The club’s old, established mark, like its name, irreverently appropriated a signifier of authority, in this case the logo for a UK government department. We updated this into a more stripped-back and semi-abstracted design that retained the recognisable graphic framework while giving it a more futuristic edge. Removing the wordmark allows identity to be expanded into a fuller, more flexible visual language.
Our design also pays tribute to the spontaneous element of club culture. The central triangles that form the ‘M’ can be reconfigured in a number of different ways, creating a highly flexible visual language. Playful choices of photography in certain versions, while spray-painted iterations of the mark pay tribute to the club’s underground affiliations. The identity hits notes of spikiness and iconoclasm but not without an element of humour – an angular look at club design and Ministry of Sound’s history.
Ministry of Sound was inspired by the celebrated nightclubs of 1980s New York – disco-powered venues like Paradise Garage that were oriented around the messianic figure of the DJ. By the start of the 1990s, the birth of Ministry of Sound embodied dance music’s post-disco explosion into endless ecstatic varieties of techno and house after the ‘second summer of love’. The club took over a derelict bus garage and quickly became a revered venue.

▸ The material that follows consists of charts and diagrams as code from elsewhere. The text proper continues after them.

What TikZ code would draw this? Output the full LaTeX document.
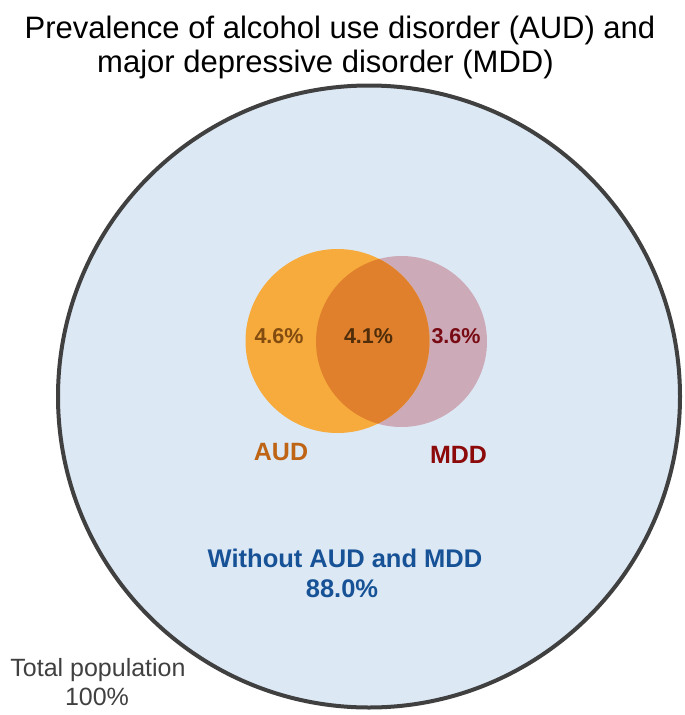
\documentclass[tikz,border=0pt]{standalone}
\usepackage{fontspec}
\setmainfont{Liberation Sans}
\definecolor{popfill}{RGB}{220,233,245}
\definecolor{popline}{RGB}{64,64,64}
\definecolor{audfill}{RGB}{246,171,60}
\definecolor{mddfill}{RGB}{205,170,183}
\definecolor{bothfill}{RGB}{224,128,44}
\definecolor{audtext}{RGB}{190,100,20}
\definecolor{mddtext}{RGB}{140,10,10}
\definecolor{audpct}{RGB}{130,75,15}
\definecolor{bothpct}{RGB}{80,45,10}
\definecolor{mddpct}{RGB}{120,10,20}
\definecolor{bluetext}{RGB}{23,82,150}
\definecolor{graytext}{RGB}{64,64,64}
\tikzset{
  titletext/.style={anchor=base, inner sep=0pt, font=\fontsize{31}{35}\selectfont, text=black},
  pcttext/.style={anchor=base, inner sep=0pt, font=\fontsize{21.5}{24}\selectfont\bfseries},
  setlabel/.style={anchor=base, inner sep=0pt, font=\fontsize{25}{28}\selectfont\bfseries},
  restlabel/.style={anchor=base, inner sep=0pt, font=\fontsize{25.5}{28}\selectfont\bfseries, text=bluetext},
  totallabel/.style={anchor=base, inner sep=0pt, font=\fontsize{25}{28}\selectfont, text=graytext}
}
\begin{document}
\begin{tikzpicture}[x=1pt,y=-1pt]
\useasboundingbox (0,0) rectangle (685,715);
% total population
\fill[popfill] (369,396.5) circle[radius=311];
\draw[popline, line width=4pt] (369,396.5) circle[radius=311];
% Venn circles
\coordinate (audc) at (337.5,341);
\coordinate (mddc) at (401.5,341.5);
\fill[mddfill] (mddc) circle[radius=85.5];
\fill[audfill] (audc) circle[radius=92];
\begin{scope}
  \clip (audc) circle[radius=92];
  \fill[bothfill] (mddc) circle[radius=85.5];
\end{scope}
% titles
\node[titletext] (t1) at (340,38) {Prevalence of alcohol use disorder (AUD) and};
\node[titletext] (t2) at (325.5,72) {major depressive disorder (MDD)};
% percentages
\node[pcttext, text=audpct] (p1) at (279,343) {4.6\%};
\node[pcttext, text=bothpct] (p2) at (368.5,343) {4.1\%};
\node[pcttext, text=mddpct] (p3) at (456,343) {3.6\%};
% set labels
\node[setlabel, text=audtext] (aud) at (281,460) {AUD};
\node[setlabel, text=mddtext] (mdd) at (458.5,463) {MDD};
% rest
\node[restlabel] (w1) at (345,567) {Without AUD and MDD};
\node[restlabel] (w2) at (342,597) {88.0\%};
% total
\node[totallabel] (tp1) at (98,676) {Total population};
\node[totallabel] (tp2) at (97,705) {100\%};
\end{tikzpicture}
\end{document}
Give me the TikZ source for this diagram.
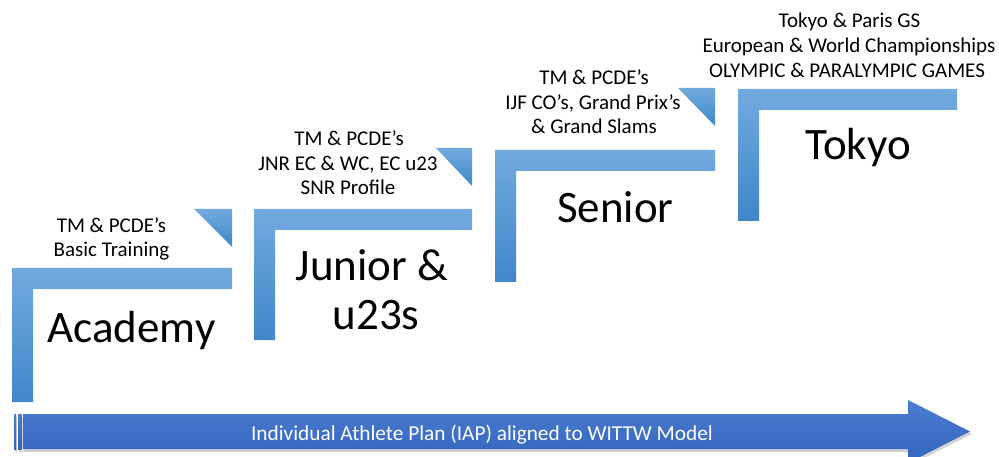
\documentclass[tikz,border=0pt]{standalone}
\usepackage{fontspec}
\setmainfont{Carlito}
\definecolor{stepTop}{HTML}{72AADE}
\definecolor{stepBot}{HTML}{3F87CA}
\definecolor{arrTop}{HTML}{4B7DD0}
\definecolor{arrBot}{HTML}{3464BE}
\newcommand\jstep[4]{% x0, top, right, bottom
  \path[top color=stepTop, bottom color=stepBot]
    (#1,#2) -- (#3,#2) -- (#3,#2+21) -- (#1+21,#2+21) -- (#1+21,#4) -- (#1,#4) -- cycle;}
\newcommand\jtri[3]{% left, top, right
  \path[top color=stepTop, bottom color=stepBot]
    (#1,#2) -- (#3,#2) -- (#3,#2+38) -- cycle;}
\begin{document}
\begin{tikzpicture}[x=1pt,y=-1pt,
  small/.style={font=\fontsize{21}{25}\selectfont, anchor=base, inner sep=0pt},
  big/.style={font=\fontsize{45}{49}\selectfont, anchor=base, inner sep=0pt},
  bartext/.style={font=\fontsize{21.3}{25}\selectfont, anchor=base, inner sep=0pt, text=white}]
\useasboundingbox (0,0) rectangle (999,457);
\clip (0,0) rectangle (999,457);
% steps
\jstep{12}{268}{232}{402}
\jstep{254}{209}{472}{340}
\jstep{495}{150}{715}{282}
\jstep{738}{89}{957}{221}
\jtri{194}{209}{232}
\jtri{436}{148}{472}
\jtri{678}{88}{715}
% arrow shadow
\fill[black!35, opacity=0.5]
  (15,417) rectangle (17,452)
  (19,417) rectangle (23,452)
  (24,417) -- (910,417) -- (910,403) -- (972,434) -- (910,465) -- (910,452) -- (24,452) -- cycle;
% arrow
\path[top color=arrTop, bottom color=arrBot] (14,414) rectangle (16,449);
\path[top color=arrTop, bottom color=arrBot] (18,414) rectangle (21.5,449);
\path[top color=arrTop, bottom color=arrBot]
  (23,414) -- (908,414) -- (908,400) -- (970,431.5) -- (908,463) -- (908,449) -- (23,449) -- cycle;
% big labels
\node[big] (acad) at (131.5,342) {Academy};
\node[big] (jun1) at (372,280) {Junior \&};
\node[big] (jun2) at (376,329) {u23s};
\node[big] (sen) at (615.5,223) {Senior};
\node[big] (tok) at (858,160) {Tokyo};
% small labels
\node[small] (a1) at (111.5,233) {TM \& PCDE’s};
\node[small] (a2) at (111.5,257) {Basic Training};
\node[small] (j1) at (349,146) {TM \& PCDE’s};
\node[small] (j2) at (348,171) {JNR EC \& WC, EC u23};
\node[small] (j3) at (348,195) {SNR Profile};
\node[small] (s1) at (594,85) {TM \& PCDE’s};
\node[small] (s2) at (593,110) {IJF CO’s, Grand Prix’s};
\node[small] (s3) at (594,134) {\& Grand Slams};
\node[small] (t1) at (849.5,28) {Tokyo \& Paris GS};
\node[small] (t2) at (849,53) {European \& World Championships};
\node[small] (t3) at (847,78) {OLYMPIC \& PARALYMPIC GAMES};
% bar text
\node[bartext] (iap) at (482,440) {Individual Athlete Plan (IAP) aligned to WITTW Model};
\end{tikzpicture}
\end{document}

Designed around a state-of-the-art sound system, it’s known for its dedication to sound quality, plus its distinctive bunker-esque architecture (co-founder Justin Berkmann: ‘if there’s ever a nuclear strike on London, everyone at the Ministry of Sound will probably survive’).
Ministry of Sound has lasted a lot longer than most clubs, and its existence embodies a particular moment in music history to which today’s club culture can trace its roots. From the founders’ original hero Larry Levan to Paul Oakenfold, some of the world’s most influential DJs have played at the club. In Tom McCarthy’s 2015 novel Satin Island, his narrator is tasked with compiling a ‘Great Report’ which collects and analyses the defining trends of modern existence. One of the locations he chooses as his base from which to observe these? Ministry of Sound.